> EXERCISE REQUIREMENTS: Quote the listing in full, exactly as given, minus any pictures.
○ ○ ○ ○ ○ ○ ○
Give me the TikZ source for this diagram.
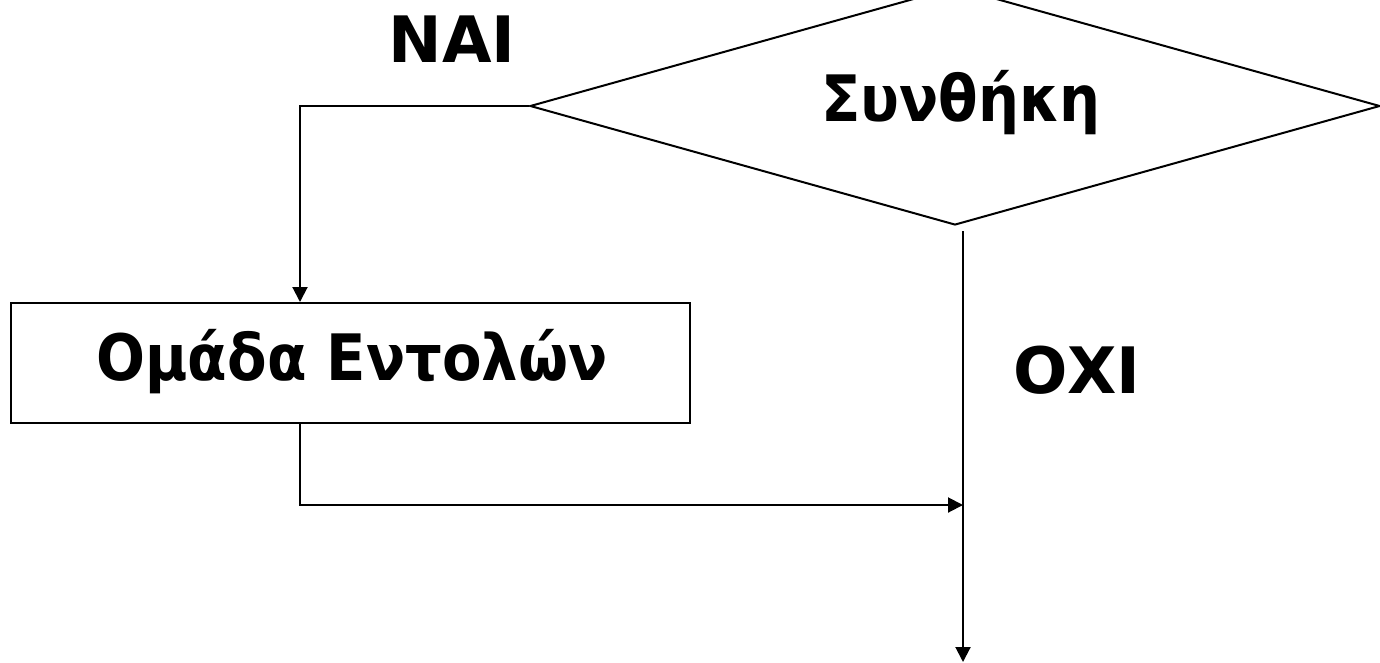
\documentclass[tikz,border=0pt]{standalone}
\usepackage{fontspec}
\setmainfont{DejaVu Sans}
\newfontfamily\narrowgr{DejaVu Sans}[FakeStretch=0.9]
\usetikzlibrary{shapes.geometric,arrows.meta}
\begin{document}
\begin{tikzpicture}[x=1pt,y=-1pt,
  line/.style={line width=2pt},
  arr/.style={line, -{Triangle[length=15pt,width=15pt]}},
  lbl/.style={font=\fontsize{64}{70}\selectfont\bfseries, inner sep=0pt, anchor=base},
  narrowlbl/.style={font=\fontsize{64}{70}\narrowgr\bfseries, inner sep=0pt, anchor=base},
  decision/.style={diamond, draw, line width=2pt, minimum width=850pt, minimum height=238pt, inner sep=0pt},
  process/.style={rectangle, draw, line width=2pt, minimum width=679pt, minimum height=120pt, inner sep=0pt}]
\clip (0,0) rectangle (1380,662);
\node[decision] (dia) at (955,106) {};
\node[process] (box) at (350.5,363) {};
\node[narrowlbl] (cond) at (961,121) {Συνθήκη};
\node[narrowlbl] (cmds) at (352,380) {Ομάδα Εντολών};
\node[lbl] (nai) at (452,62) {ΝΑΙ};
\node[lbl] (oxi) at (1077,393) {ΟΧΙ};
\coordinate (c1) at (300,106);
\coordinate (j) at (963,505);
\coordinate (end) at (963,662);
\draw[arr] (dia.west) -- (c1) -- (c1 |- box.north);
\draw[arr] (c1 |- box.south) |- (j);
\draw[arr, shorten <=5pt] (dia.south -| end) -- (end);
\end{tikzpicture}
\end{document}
○ ○ ○ ○ ○ ○ ○
> ANSWER IN FULL:
Give me the TikZ source for this diagram.
\documentclass[tikz,border=0pt]{standalone}
\usepackage{fontspec}
\setmainfont{DejaVu Sans}
\newfontfamily\narrowgr{DejaVu Sans}[FakeStretch=0.9]
\usetikzlibrary{shapes.geometric,arrows.meta}
\begin{document}
\begin{tikzpicture}[x=1pt,y=-1pt,
  line/.style={line width=2pt},
  arr/.style={line, -{Triangle[length=15pt,width=15pt]}},
  lbl/.style={font=\fontsize{64}{70}\selectfont\bfseries, inner sep=0pt, anchor=base},
  narrowlbl/.style={font=\fontsize{64}{70}\narrowgr\bfseries, inner sep=0pt, anchor=base},
  decision/.style={diamond, draw, line width=2pt, minimum width=850pt, minimum height=238pt, inner sep=0pt},
  process/.style={rectangle, draw, line width=2pt, minimum width=679pt, minimum height=120pt, inner sep=0pt}]
\clip (0,0) rectangle (1380,662);
\node[decision] (dia) at (955,106) {};
\node[process] (box) at (350.5,363) {};
\node[narrowlbl] (cond) at (961,121) {Συνθήκη};
\node[narrowlbl] (cmds) at (352,380) {Ομάδα Εντολών};
\node[lbl] (nai) at (452,62) {ΝΑΙ};
\node[lbl] (oxi) at (1077,393) {ΟΧΙ};
\coordinate (c1) at (300,106);
\coordinate (j) at (963,505);
\coordinate (end) at (963,662);
\draw[arr] (dia.west) -- (c1) -- (c1 |- box.north);
\draw[arr] (c1 |- box.south) |- (j);
\draw[arr, shorten <=5pt] (dia.south -| end) -- (end);
\end{tikzpicture}
\end{document}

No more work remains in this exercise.